James Tate’s new book of poems, Return to the City of White Donkeys, from which he read at Adam’s Hall in Cambridge on Friday, November 12th, can be summed up with a line from one of the poems he read called “It Happened Like This.” The line is spoken by a police officer and reads, “God! This town is like a fairy tale. Everywhere you turn there’s mystery and wonder.”
Tate’s poems offer image after absurd image in the most calm, serene tonea couple looking for someone to sell them a pterodactyl wing, a man who finds a statue of himself in the park, and a man who is followed by the town goat, to name a fewand we accept it all even as we laugh. He kept the full room laughing throughout the reading, while at the same time giving an air of significance. In one poem, a woman gives birth to a wolf-child, and a man is questioned as to whether he could be the father. It comes out that in this world, everybody is part wolf. Maybe I only find this significant having just read Hermann Hesse’s Steppenwolf, but I feel that while laughing at himself, James Tate is speaking about our lonesome, wild other nature.

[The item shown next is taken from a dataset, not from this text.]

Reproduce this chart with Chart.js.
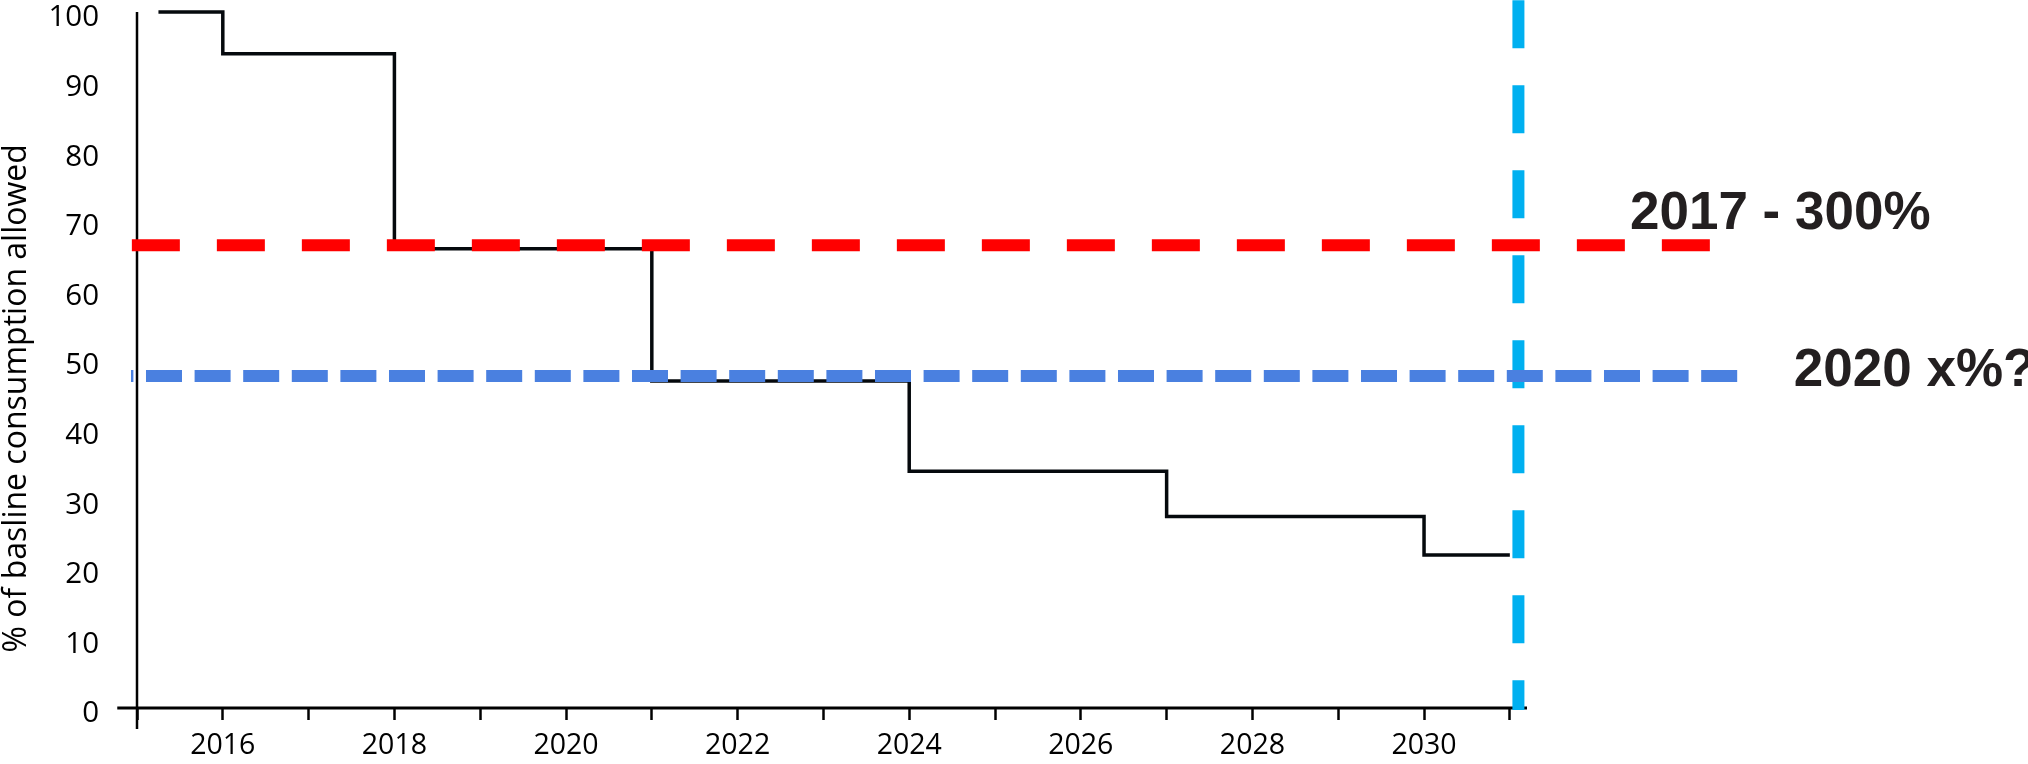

But the fantastical down-the-rabbit-hole feel of the poems was not the most remarkable aspect of the reading, nor were the heavy implications. A natural rhythm and flow are only to be expected of a National Book Award winner; the natural tone of such surreal scenes was what caught me off guard. The most noteworthy aspect of the reading I did not realize until afterwards, when I exchanged a few brief words with Tate. The words of that conversation aren’t important, but I realized after he issued them that his speaking voice and his reading voice are the same. What this means is that not only are Tate’s tone and rhythm natural, but his very voice doesn’t reflect the insanity of the world he’s created in this book. The effect was very powerful, and the very next night I went out to buy the book.